Is that a bad metric? Is it unfair? What would be a good one?

These questions don't matter in the world of "message" criticism. Things aren't things--they're "Stories About..." topics. And how you feel about the topic tells you all you need to know about the thing, relieving you of the burden of having to know about the thing.

This mode is freakishly common in RPG discourse neither despite- nor because of- the fact it's totally intellectually bankrupt but because it's a fun way to make the critic seem wittier and cleverer than what they're criticizing. Check me out I'm noticing HP Lovecraft is "Some dude fearing otherness in Connecticut", I am the cutest nerd. 

In reality, art is not reducible to its themes. If it were, there'd be no need for it: once you believed the right things you could give up on art.

The levels of complexity present even in the dullest work of art are impenetrable to these folks (or they pretend they are. Ask them about some murdercentric media they like and they're suddenly Roland fucking Barthes). To take only the example near to hand--Star Wars was envisioned by Lucas (and seen by many of his generation) as a pro-Viet Cong allegory of the Vietnam War and by later film critics as a film whose stylistic choices alone (big budget epic heroic fantasy) undermined this subversive message and then by still later critics and Occupy activists as a film whose stylistic choices (bricolage and diversity=good guys, cleanliness and corporate uniformity=bad guys) reinforced a leftist message but then so wait gun control and on and on...

They're all wrong (the only consistent message Star Wars has been proven to have sent en masse to the public is "more Star Wars and more things like Star Wars") but at least they saw it before spouting off. 
"Awmm soopuw ekthighted about the Wight Wing Powuw Fantasy"
It goes without saying the messages people take from Star Wars are manifold not because Star Wars is such a many-splendored thing but just because it's a thing at all. Experience isn't simple and the way the world's 6 billion humans process any two hours worth of made-up stuff is even less simple. My point is an interpretation by someone who hasn't experienced a thing--or, more generally and extending to people besides David Hill--topical broadbrush criticisms that could have been made by someone who hadn't even experienced the thing are a fucking pox.

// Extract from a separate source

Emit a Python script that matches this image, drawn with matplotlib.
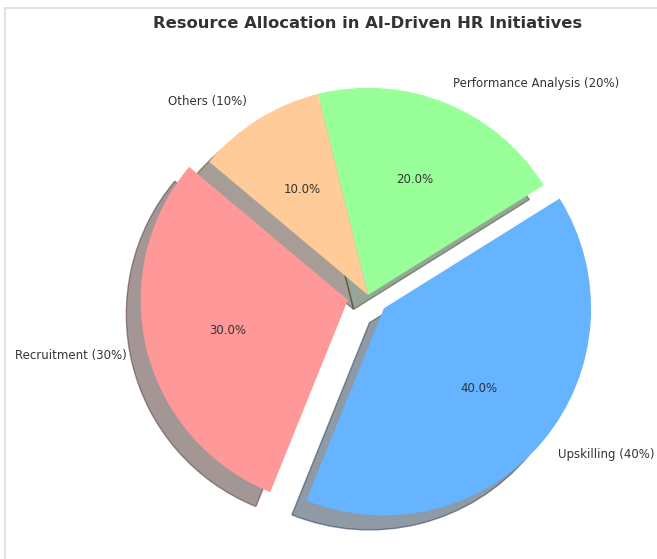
import matplotlib.pyplot as plt
from matplotlib.lines import Line2D

labels = ['Recruitment (30%)', 'Upskilling (40%)', 'Performance Analysis (20%)', 'Others (10%)']
sizes = [30, 40, 20, 10]
colors = ['#ff9999', '#66b3ff', '#99ff99', '#ffcc99']
explode = (0.1, 0.1, 0, 0)

fig = plt.figure(figsize=(6.57, 5.59), dpi=100)
# pie centre near (368, 295) px, radius ~207 px
ax = fig.add_axes([(368 - 259) / 657, (559 - 295 - 259) / 559, 518 / 657, 518 / 559])

ax.pie(sizes, explode=explode, labels=labels, colors=colors, autopct='%1.1f%%',
       shadow={'ox': -0.05, 'oy': -0.05}, startangle=140,
       textprops={'color': '#333333', 'fontsize': 8.5})
ax.set_xlim(-1.25, 1.25)
ax.set_ylim(-1.25, 1.25)
ax.set_aspect('equal', adjustable='box')
ax.set_title('Resource Allocation in AI-Driven HR Initiatives',
             fontsize=11.8, fontweight='bold', color='#333333', pad=6)

# thin frame edges visible at top and left of the original
fig.add_artist(Line2D([5 / 657, 1], [1 - 8 / 559, 1 - 8 / 559], color='#dddddd', lw=1.2))
fig.add_artist(Line2D([5 / 657, 5 / 657], [0, 1 - 8 / 559], color='#dddddd', lw=1.2))

fig.savefig('out.png', dpi=100)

If the thing someone says about the thing could've been said about the Netflix blurb of the thing, the thing they said isn't smart, and they aren't smart, and they make the conversation worse and slower and everybody should start ignoring them.
Mandy with her tie fighters. As a disabled bi feminist immigrant sex worker,
she's obviously in it for the right wing power fantasy.

You can pretty much cherrypick anything until it sounds like shit if you want. I could say David Hill's beloved Vampire is basically about pretending you're better than everyone else because you're a sexual predator (or folkloric and metaphoric interpretation thereof). But I wouldn't because I realize that would be stupid and shitty and reductive and, if you think of games as important or the people who create them and enjoy them (for a wide variety of legit reasons I can't even begin to catalogue) as real humans--profoundly unempathic. People like what you don't like and you don't know why and you're too scared to go outside of your tinkertoy vision of what's wrong with the world and to enter someone else's head long enough to find out.
Chicken Little Criticism needs to stop and the people who promote it need to stop being supported by the RPG community in any way. You don't get better games or better gamers by accusing your fellow humans of making or loving fascism based on a TL;DR.

Those people who worked on that thing? They're people. They deserve an "innocent until proven guilty" just like everyone else--if you want to claim they're so stupid that you know more about what their art says to people than they do, you need to do better than "Well that's what I heard!".